Free reported the problems to his landlord, Kip Schoning, but no repairs were ever made.
That’s no surprise to Free. When he moved his family into the big old house six years ago, there were no lights or working electrical outlets in the back bathroom. There still aren’t.
“A guy came out and cut a hole in the wall and never came back to fix it,” Free says, pointing out a 12-inch-square opening in the bathroom wall. “That was the day we moved in.”
That was Free’s introduction to Schoning’s maintenance policy, and he said nothing’s changed since.
“It doesn’t do any good to ask him to fix anything,” Free said. “They come out and work on it, but they never come back. They never finish the job.”
At $850 a month, Free calculates he’s paid Schoning more than $60,000 in rent since he moved in, but very little of that money appears to have gone into maintaining the place.
Now it turns out that, since last December, none of Free’s rent payments made their way to the mortgage company, either.
According to foreclosure papers filed by Schoning’s lender, that’s when he stopped making mortgage payments. On Sept. 15, the property was sold at auction on the steps of the Benton County Courthouse.
On Oct. 1, Free came home from paying his rent to find a letter stuck in his door from the new owners, telling him he and his two teenage sons had to leave.
“I called my bank and put a stop on my check,” he said. “We had to go to court to keep from getting kicked out on our ass.”
Free’s court appearance didn’t buy him much time, however. He still has to vacate by this coming Friday.
“I’m trying to buy a place here in town,” he said. “I hope the financing comes through. If it don’t, I’m out on the street.”
Darrell and Rachael Caldwell
171 N. Main St., Alsea
If he hadn’t been in such a hurry last August, Darrell Caldwell might never have rented the big, drafty converted church. But the unemployed electrical worker had just moved to Oregon from Alaska with his family and needed something right away.
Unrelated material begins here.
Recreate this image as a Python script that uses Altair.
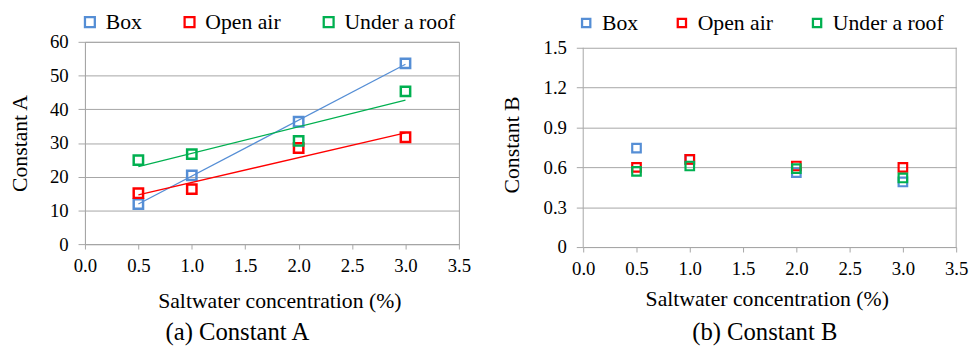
import altair as alt
import pandas as pd

# ---- data ----
conc = [0.5, 1.0, 2.0, 3.0]
series_names = ["Box", "Open air", "Under a roof"]
series_colors = ["#558ED5", "#FF0000", "#00B050"]

a_box = [11.9, 20.4, 36.3, 53.6]
a_open = [15.1, 16.3, 28.5, 31.7]
a_roof = [24.9, 26.7, 30.6, 45.3]

b_box = [0.745, 0.66, 0.56, 0.49]
b_open = [0.60, 0.66, 0.61, 0.60]
b_roof = [0.57, 0.61, 0.59, 0.52]

x_ticks = [0.0, 0.5, 1.0, 1.5, 2.0, 2.5, 3.0, 3.5]
a_ticks = [0, 10, 20, 30, 40, 50, 60]
b_ticks = [0, 0.3, 0.6, 0.9, 1.2, 1.5]


def table(vals):
    rows = []
    for name, ys in zip(series_names, vals):
        for x, y in zip(conc, ys):
            rows.append({"x": x, "y": y, "series": name})
    return pd.DataFrame(rows)


dfA = table([a_box, a_open, a_roof])
dfB = table([b_box, b_open, b_roof])

FONT = "Liberation Serif"
GRID = "#a6a6a6"

color_scale = alt.Scale(domain=series_names, range=series_colors)


def x_axis(title_pad, title_x):
    return alt.Axis(
        values=x_ticks, format=".1f", grid=False, title="Saltwater concentration (%)",
        labelFont=FONT, labelFontSize=19, labelColor="black", labelPadding=8, labelFlush=False,
        titleFont=FONT, titleFontSize=22, titleFontWeight="normal", titleColor="black",
        titlePadding=title_pad, titleX=title_x, tickSize=5, tickColor=GRID, domainColor=GRID,
    )


def legend(lx, ly, sym, pad):
    return alt.Legend(
        title=None, orient="none", legendX=lx, legendY=ly, direction="horizontal",
        columnPadding=pad, labelFont=FONT, labelFontSize=22, labelColor="black",
        labelOffset=5, symbolType="square", symbolSize=sym, symbolStrokeWidth=2.3,
    )


# ---------- panel (a) ----------
xA = alt.X("x:Q", scale=alt.Scale(domain=[0, 3.5], nice=False), axis=x_axis(15, 197))
yA = alt.Y("y:Q", scale=alt.Scale(domain=[0, 60], nice=False),
           axis=alt.Axis(values=a_ticks, format="d", title="Constant A",
                         labelFont=FONT, labelFontSize=19, labelColor="black", labelPadding=10,
                         titleFont=FONT, titleFontSize=22, titleFontWeight="normal",
                         titleColor="black", titlePadding=18, tickSize=7, tickColor=GRID,
                         domainColor=GRID, gridColor=GRID))
cA = alt.Color("series:N", scale=color_scale, legend=legend(-6, -31, 100, 37))

baseA = alt.Chart(dfA)
ptsA = baseA.mark_point(shape="square", filled=False, size=90, strokeWidth=2.5, opacity=1).encode(
    x=xA, y=yA, color=cA,
)
lineA = baseA.transform_regression("x", "y", groupby=["series"]).mark_line(strokeWidth=1.3).encode(
    x=xA, y=yA, color=cA,
)
left = alt.layer(ptsA, lineA).properties(
    width=379, height=205,
    view=alt.ViewBackground(stroke=GRID),
    title=alt.TitleParams(text="(a) Constant A", orient="bottom", frame="group", dx=-35,
                          offset=9, font=FONT, fontSize=25, fontWeight="normal", color="black"),
)

# ---------- panel (b) ----------
B_TOP = 1.5 * 208 / 202
xB = alt.X("x:Q", scale=alt.Scale(domain=[0, 3.5], nice=False), axis=x_axis(10, 186))
yB = alt.Y("y:Q", scale=alt.Scale(domain=[0, B_TOP], nice=False),
           axis=alt.Axis(values=b_ticks, title="Constant B",
                         labelExpr="datum.value == 0 ? '0' : format(datum.value, '.1f')",
                         labelFont=FONT, labelFontSize=19, labelColor="black", labelPadding=10,
                         titleFont=FONT, titleFontSize=22, titleFontWeight="normal",
                         titleColor="black", titlePadding=20, tickSize=7, tickColor=GRID,
                         domain=False, gridColor=GRID))
cB = alt.Color("series:N", scale=color_scale, legend=legend(-8, -30, 70, 33))

baseB = alt.Chart(dfB)
ptsB = baseB.mark_point(shape="square", filled=False, size=75, strokeWidth=2.2, opacity=1).encode(
    x=xB, y=yB, color=cB,
)
border_df = pd.DataFrame({"x": [0.0, 3.5], "y": [0.0, 0.0], "y1": [1.5, 1.5]})
borderB = alt.Chart(border_df).mark_rule(color=GRID, strokeWidth=1).encode(
    x=xB, y=yB, y2="y1:Q",
)
right = alt.layer(ptsB, borderB).properties(
    width=378, height=208,
    view=alt.ViewBackground(stroke="transparent"),
    title=alt.TitleParams(text="(b) Constant B", orient="bottom", frame="group", dx=-5,
                          offset=11, font=FONT, fontSize=25, fontWeight="normal", color="black"),
)

chart = alt.hconcat(left, right, spacing=28).resolve_scale(color="independent").properties(
    padding={"left": 0, "top": 0, "right": 0, "bottom": 0},
).configure(background="white").configure_axis(
    gridWidth=1, domainWidth=1, tickWidth=1
)

chart.save("out.html", embed_options={"renderer": "svg", "actions": False})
“This place was atrocious when we moved in — piles of garbage all over the place, cigarette butts everywhere,” Caldwell said. “The refrigerator was full of meat and full of maggots.”
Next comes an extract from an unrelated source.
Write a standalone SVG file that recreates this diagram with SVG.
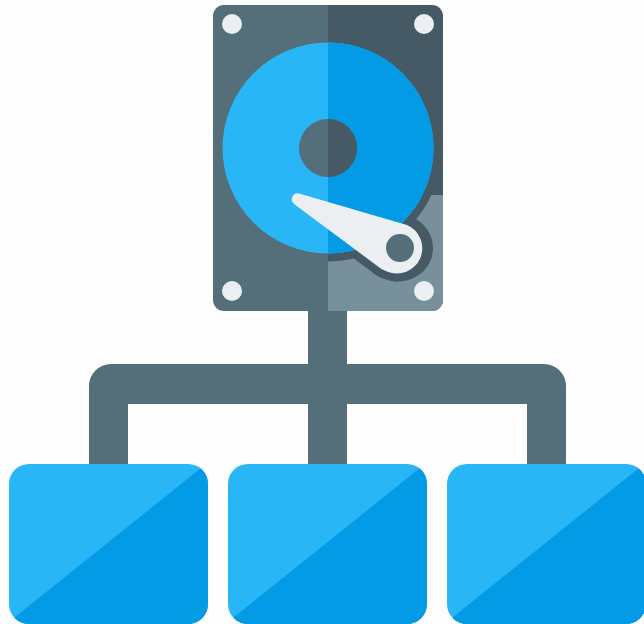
<svg xmlns="http://www.w3.org/2000/svg" width="644" height="624" viewBox="0 0 644 624">
<style>
.slate{fill:#546e7a}.slated{fill:#455a64}.slatel{fill:#78909c}.blue{fill:#29b6f6}.blued{fill:#039be5}.white{fill:#eceff1}
</style>
<defs>
<path id="arm" d="M299 193.500L407 225A24.500 24.500 0 0 1 387 271.500Q381 269.500 376 265L294 204A6 6 0 0 1 299 193.500Z"/>
<clipPath id="body"><rect x="213" y="5" width="230" height="306" rx="11"/></clipPath>
<clipPath id="right"><rect x="328" y="0" width="120" height="320"/></clipPath>
<clipPath id="n1"><rect x="9" y="464" width="199" height="160" rx="20"/></clipPath>
<clipPath id="n2"><rect x="228" y="464" width="199" height="160" rx="20"/></clipPath>
<clipPath id="n3"><rect x="447" y="464" width="199" height="160" rx="20"/></clipPath>
</defs>
<rect width="644" height="624" fill="#fdfdfd"/>
<g id="connectors" class="slate">
<path d="M308 305H347V364H544A22 22 0 0 1 566 386V470H527V404H347V470H308V404H128V470H89V386A22 22 0 0 1 111 364H308Z"/>
</g>
<g id="drive">
<g clip-path="url(#body)">
<rect class="slate" x="213" y="5" width="115" height="306"/>
<rect class="slated" x="328" y="5" width="115" height="306"/>
<rect class="slatel" x="328" y="195" width="115" height="116"/>
<g clip-path="url(#right)">
<circle class="slated" cx="328" cy="148" r="113.500"/>
<circle class="slated" cx="400" cy="248" r="33"/>
<use href="#arm" class="slated" stroke="#455a64" stroke-width="16" stroke-linejoin="round"/>
</g>
</g>
<circle class="blue" cx="328" cy="148" r="105.500"/>
<path class="blued" d="M328 42.500A105.500 105.500 0 0 1 328 253.500Z"/>
<circle class="slate" cx="328" cy="148" r="29"/>
<path class="slated" d="M328 119A29 29 0 0 1 328 177Z"/>
<use href="#arm" class="white"/>
<circle class="slate" cx="400" cy="248" r="14"/>
<circle class="white" cx="232" cy="24" r="10"/>
<circle class="white" cx="424" cy="24" r="10"/>
<circle class="white" cx="232" cy="291" r="10"/>
<circle class="white" cx="424" cy="291" r="10"/>
</g>
<g id="node-1" clip-path="url(#n1)">
<rect class="blue" x="9" y="464" width="199" height="160"/>
<path class="blued" d="M15 617L201 468L210 470V624H15Z"/>
</g>
<g id="node-2" clip-path="url(#n2)">
<rect class="blue" x="228" y="464" width="199" height="160"/>
<path class="blued" d="M234 617L420 468L429 470V624H234Z"/>
</g>
<g id="node-3" clip-path="url(#n3)">
<rect class="blue" x="447" y="464" width="199" height="160"/>
<path class="blued" d="M453 617L639 468L648 470V624H453Z"/>
</g>
</svg>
Caldwell and his wife, Rachael, cleaned the fridge several times, but could never entirely get rid of the stench — or the maggots, which kept wriggling out of hard-to-reach nooks and crannies.
Their landlord, Kip Schoning, got them a replacement refrigerator after a couple of weeks, but that’s pretty much all he’s done for them, the Caldwells say.
The carpets are an intricate mosaic of stains, paint is peeling off the walls, the plumbing in one bathroom is so clogged they can’t use it, and the yard is a mass of blackberry brambles. The washer and drier haven’t worked since they moved in, so they do their laundry by hand in the bathtub and hang it on a homemade line to dry.
“We can’t get him to fix anything,” Caldwell said.
But for all the problems they’ve had with their rental home, Caldwell and his wife say they love their new hometown. The townspeople have been welcoming, their teenage son and daughter are getting used to their new school, and their pastor and his wife live right next door.
Now, however, they may have to move again.
On Sept. 2, barely a month after they moved in, the Caldwells were hand-delivered a notice of default.
“I hate to tell you this,” the process server told them, “but it goes up for auction on December 31st.”
According to the legal papers, Schoning and his wife, Michelle, hadn’t made a mortgage payment on the old church since April. At the time of the notice, they were $5,269.90 in arrears on the property. If the Schonings don’t bring the account current by Dec. 26, the building will be sold on the courthouse steps five days later.
Caldwell thinks his landlords should have warned him about the possibility of foreclosure.
“They knew, when we moved in, this was happening,” he said. “That’s what pissed me off.”
His wife, Rachael, says the family’s not sure what to do now.
“We don’t want to tear our children out of school n they just got settled in,” she said.
“I never thought in a million years I’d move all the way from Alaska and get this.”